Stored data -
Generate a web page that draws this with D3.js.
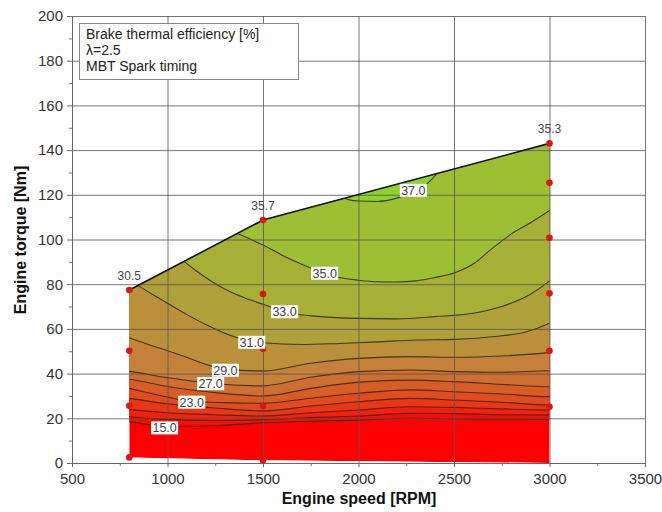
<!DOCTYPE html>
<html>
<head>
<meta charset="utf-8">
<script src="https://cdn.jsdelivr.net/npm/d3@7"></script>
<style>
  body { margin: 0; background: #fff; }
  text { font-family: Arial, "Liberation Sans", sans-serif; }
</style>
</head>
<body>
<div id="chart"></div>
<script>
// axis ticks
var speedTicks = [500, 1000, 1500, 2000, 2500, 3000, 3500];
var speedMinor = [750, 1250, 1750, 2250, 2750, 3250];
var torqueTicks = [0, 20, 40, 60, 80, 100, 120, 140, 160, 180, 200];
var torqueMinor = [10, 30, 50, 70, 90, 110, 130, 150, 170, 190];

// mapped operating range [rpm, Nm]
var envelope = [[800, 2.5], [800, 77.4], [1500, 108.7], [3000, 143], [3000, 0], [1500, 1.2]];
var fullLoad = [[800, 77.4], [1500, 108.7], [3000, 143]];

// measured operating points
var pointSpeed = [800, 800, 800, 800, 1500, 1500, 1500, 1500, 1500, 3000, 3000, 3000, 3000, 3000, 3000];
var pointTorque = [2.5, 25.6, 50.2, 77.4, 1.2, 25.5, 51.1, 75.6, 108.7, 25.2, 50.2, 75.9, 100.8, 125.4, 143];

// values written at the full load points
var cornerSpeed = [800, 1500, 3000];
var cornerTorque = [77.4, 108.7, 143];
var cornerValue = ["30.5", "35.7", "35.3"];

// iso-efficiency lines, [rpm, Nm]
var iso15 = [[790, 18.6], [800, 18.5], [1000, 16.4], [1250, 16.7], [1500, 18.0], [1750, 18.7], [2000, 19.2], [2270, 20.0], [2500, 19.8], [2750, 19.7], [3000, 19.6], [3010, 19.6]];
var iso17 = [[790, 20.8], [800, 20.7], [1000, 19.5], [1250, 19.0], [1500, 19.4], [1750, 20.3], [2000, 21.0], [2270, 22.2], [2500, 22.1], [2750, 21.6], [3000, 21.5], [3010, 21.5]];
var iso19 = [[790, 24.1], [800, 24.0], [1000, 22.5], [1250, 21.6], [1500, 21.0], [1750, 22.5], [2000, 23.7], [2270, 25.2], [2500, 24.9], [2750, 24.2], [3000, 23.7], [3010, 23.7]];
var iso21 = [[790, 29.0], [800, 28.9], [1000, 26.5], [1250, 24.6], [1500, 23.3], [1750, 25.5], [2000, 27.4], [2270, 28.9], [2500, 28.2], [2750, 27.2], [3000, 26.0], [3010, 26.0]];
var iso23 = [[790, 33.6], [800, 33.4], [1000, 29.5], [1125, 27.6], [1300, 27.0], [1500, 26.7], [1750, 29.0], [2000, 31.2], [2270, 32.7], [2500, 31.9], [2750, 30.9], [3000, 29.7], [3010, 29.7]];
var iso25 = [[790, 37.6], [800, 37.5], [1000, 34.2], [1250, 31.5], [1500, 30.0], [1750, 33.4], [2000, 36.2], [2270, 37.1], [2500, 36.4], [2750, 35.2], [3000, 34.1], [3010, 34.1]];
var iso27 = [[790, 41.1], [800, 41.0], [1000, 38.2], [1220, 35.7], [1500, 34.5], [1750, 38.4], [2000, 40.9], [2270, 41.6], [2500, 40.9], [2750, 40.6], [3000, 41.3], [3010, 41.3]];
var iso29 = [[790, 56.3], [800, 56.0], [900, 53.0], [1000, 50.2], [1100, 47.3], [1200, 44.2], [1300, 41.8], [1500, 41.2], [1750, 44.6], [2000, 46.8], [2270, 47.6], [2500, 47.3], [2750, 47.9], [3000, 49.5], [3010, 49.6]];
var iso31 = [[825, 80.5], [920, 75.5], [1000, 71.5], [1100, 66.5], [1200, 62.0], [1350, 56.5], [1500, 53.8], [1700, 53.0], [1900, 53.5], [2100, 54.2], [2300, 55.0], [2500, 55.3], [2700, 56.5], [2880, 58.7], [3000, 62.5], [3010, 62.9]];
var iso33 = [[1075, 91.0], [1150, 86.0], [1275, 79.0], [1400, 74.0], [1500, 71.0], [1613, 67.7], [1800, 65.5], [2000, 64.7], [2200, 64.5], [2400, 65.5], [2600, 67.0], [2750, 70.0], [2900, 75.5], [3000, 81.5], [3010, 82.2]];
var iso35 = [[1360, 103.0], [1450, 99.5], [1500, 97.5], [1600, 93.0], [1700, 89.0], [1800, 85.5], [1900, 83.0], [2000, 81.8], [2100, 81.1], [2200, 81.0], [2300, 81.5], [2400, 83.0], [2500, 85.0], [2600, 89.0], [2700, 96.0], [2800, 102.5], [2900, 107.5], [3000, 113.0], [3010, 113.6]];
var iso37 = [[1915, 119.0], [1950, 117.8], [2000, 117.2], [2100, 117.0], [2200, 118.5], [2290, 121.5], [2360, 125.0], [2420, 130.5]];

var levels = [15, 17, 19, 21, 23, 25, 27, 29, 31, 33, 35, 37];
var isolines = [iso15, iso17, iso19, iso21, iso23, iso25, iso27, iso29, iso31, iso33, iso35, iso37];

// inline labels on the iso-lines
var labelLevel = [15, 23, 27, 29, 31, 33, 35, 37];
var labelSpeed = [985, 1127, 1226, 1303, 1441, 1613, 1823, 2287];
var labelTorque = [15.7, 27.2, 35.5, 41.5, 54.0, 67.7, 84.9, 122.0];

var legendLines = ["Brake thermal efficiency [%]", "\u03bb=2.5", "MBT Spark timing"];

var width = 662, height = 512;
var x = d3.scaleLinear().domain([500, 3500]).range([72, 645]);
var y = d3.scaleLinear().domain([0, 200]).range([463, 16]);

var bandColor = d3.scaleLinear()
  .domain([15, 21, 27, 31, 35, 37])
  .range(["#fe0a02", "#e34a1e", "#c5803a", "#afa13a", "#9dbf33", "#8ed22c"]);

var svg = d3.select("#chart").append("svg")
  .attr("width", width)
  .attr("height", height);

var line = d3.line().x(d => x(d[0])).y(d => y(d[1]));
var isoLine = d3.line().x(d => x(d[0])).y(d => y(d[1])).curve(d3.curveMonotoneX);
var isoArea = d3.area().x(d => x(d[0])).y0(y(200)).y1(d => y(d[1])).curve(d3.curveMonotoneX);

svg.append("defs").append("clipPath").attr("id", "env")
  .append("path").attr("d", line(envelope) + "Z");

// filled bands, lowest first
var map = svg.append("g").attr("clip-path", "url(#env)");
map.append("path").attr("d", line(envelope) + "Z").attr("fill", "#ff0000");

map.selectAll("path.band")
  .data(levels)
  .join("path")
  .attr("class", "band")
  .attr("d", (d, i) => isoArea(isolines[i]))
  .attr("fill", d => bandColor(d));

map.selectAll("path.iso")
  .data(levels)
  .join("path")
  .attr("class", "iso")
  .attr("d", (d, i) => isoLine(isolines[i]))
  .attr("fill", "none")
  .attr("stroke", "#2b2a12")
  .attr("stroke-opacity", 0.85)
  .attr("stroke-width", 1.1);

// grid
svg.append("g")
  .attr("transform", "translate(0," + y(0) + ")")
  .call(d3.axisBottom(x).tickValues(speedTicks.slice(1)).tickSize(-(y(0) - y(200))).tickFormat(""))
  .call(g => g.select(".domain").remove())
  .call(g => g.selectAll("line").attr("stroke", "#555").attr("stroke-opacity", 0.8));

svg.append("g")
  .attr("transform", "translate(" + x(500) + ",0)")
  .call(d3.axisLeft(y).tickValues(torqueTicks.slice(1)).tickSize(-(x(3500) - x(500))).tickFormat(""))
  .call(g => g.select(".domain").remove())
  .call(g => g.selectAll("line").attr("stroke", "#555").attr("stroke-opacity", 0.8));

// axes
var xAxis = svg.append("g")
  .attr("transform", "translate(0," + y(0) + ")")
  .call(d3.axisBottom(x).tickValues(speedTicks).tickFormat(d3.format("d")).tickSize(4).tickPadding(6));
xAxis.selectAll("text").attr("font-size", 15).attr("fill", "#333").attr("font-family", "Arial, 'Liberation Sans', sans-serif");
xAxis.selectAll("line, path").attr("stroke", "#666");

svg.append("g")
  .attr("transform", "translate(0," + y(0) + ")")
  .call(d3.axisBottom(x).tickValues(speedMinor).tickSize(3).tickFormat(""))
  .call(g => g.select(".domain").remove())
  .call(g => g.selectAll("line").attr("stroke", "#777"));

var yAxis = svg.append("g")
  .attr("transform", "translate(" + x(500) + ",0)")
  .call(d3.axisLeft(y).tickValues(torqueTicks).tickFormat(d3.format("d")).tickSize(5).tickPadding(4));
yAxis.selectAll("text").attr("font-size", 15).attr("fill", "#333").attr("font-family", "Arial, 'Liberation Sans', sans-serif");
yAxis.selectAll("line, path").attr("stroke", "#666");

svg.append("g")
  .attr("transform", "translate(" + x(500) + ",0)")
  .call(d3.axisLeft(y).tickValues(torqueMinor).tickSize(3).tickFormat(""))
  .call(g => g.select(".domain").remove())
  .call(g => g.selectAll("line").attr("stroke", "#777"));

// full load line
svg.append("path")
  .attr("d", line(fullLoad))
  .attr("fill", "none")
  .attr("stroke", "#111")
  .attr("stroke-width", 1.6);

// measured points
svg.append("g").selectAll("circle")
  .data(pointSpeed)
  .join("circle")
  .attr("cx", d => x(d))
  .attr("cy", (d, i) => y(pointTorque[i]))
  .attr("r", 3.3)
  .attr("fill", "#dd1515");

svg.append("g").selectAll("text")
  .data(cornerValue)
  .join("text")
  .attr("x", (d, i) => x(cornerSpeed[i]))
  .attr("y", (d, i) => y(cornerTorque[i]) - 10)
  .attr("text-anchor", "middle")
  .attr("font-size", 12)
  .attr("fill", "#444")
  .text(d => d);

// iso-line labels
var lab = svg.append("g").selectAll("g")
  .data(labelLevel)
  .join("g")
  .attr("transform", (d, i) => "translate(" + x(labelSpeed[i]) + "," + y(labelTorque[i]) + ")");
lab.append("rect")
  .attr("x", -13.5).attr("y", -6.5)
  .attr("width", 27).attr("height", 13)
  .attr("fill", "#fff");
lab.append("text")
  .attr("text-anchor", "middle")
  .attr("dy", "0.36em")
  .attr("font-size", 12.5)
  .attr("fill", "#3e4050")
  .text(d => d.toFixed(1));

// legend box
svg.append("rect")
  .attr("x", 79.5).attr("y", 23.5)
  .attr("width", 219).attr("height", 56)
  .attr("fill", "#fff")
  .attr("stroke", "#888");
svg.append("g").selectAll("text")
  .data(legendLines)
  .join("text")
  .attr("x", 86)
  .attr("y", (d, i) => 39 + i * 16)
  .attr("font-size", 14)
  .attr("fill", "#222")
  .text(d => d);

// axis titles
svg.append("text")
  .attr("x", 359).attr("y", 504)
  .attr("text-anchor", "middle")
  .attr("font-size", 16)
  .attr("font-weight", "bold")
  .attr("fill", "#111")
  .text("Engine speed [RPM]");

svg.append("text")
  .attr("transform", "translate(20,240) rotate(-90)")
  .attr("text-anchor", "middle")
  .attr("dy", "0.35em")
  .attr("font-size", 16)
  .attr("font-weight", "bold")
  .attr("fill", "#111")
  .text("Engine torque [Nm]");
</script>
</body>
</html>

The problem - Only the lines from the top of the data through the line with "150, 170, 190];" should be quoted, exactly and with both ends kept; skip the pictures.

Exercise response -
Generate a web page that draws this with D3.js.
<!DOCTYPE html>
<html>
<head>
<meta charset="utf-8">
<script src="https://cdn.jsdelivr.net/npm/d3@7"></script>
<style>
  body { margin: 0; background: #fff; }
  text { font-family: Arial, "Liberation Sans", sans-serif; }
</style>
</head>
<body>
<div id="chart"></div>
<script>
// axis ticks
var speedTicks = [500, 1000, 1500, 2000, 2500, 3000, 3500];
var speedMinor = [750, 1250, 1750, 2250, 2750, 3250];
var torqueTicks = [0, 20, 40, 60, 80, 100, 120, 140, 160, 180, 200];
var torqueMinor = [10, 30, 50, 70, 90, 110, 130, 150, 170, 190];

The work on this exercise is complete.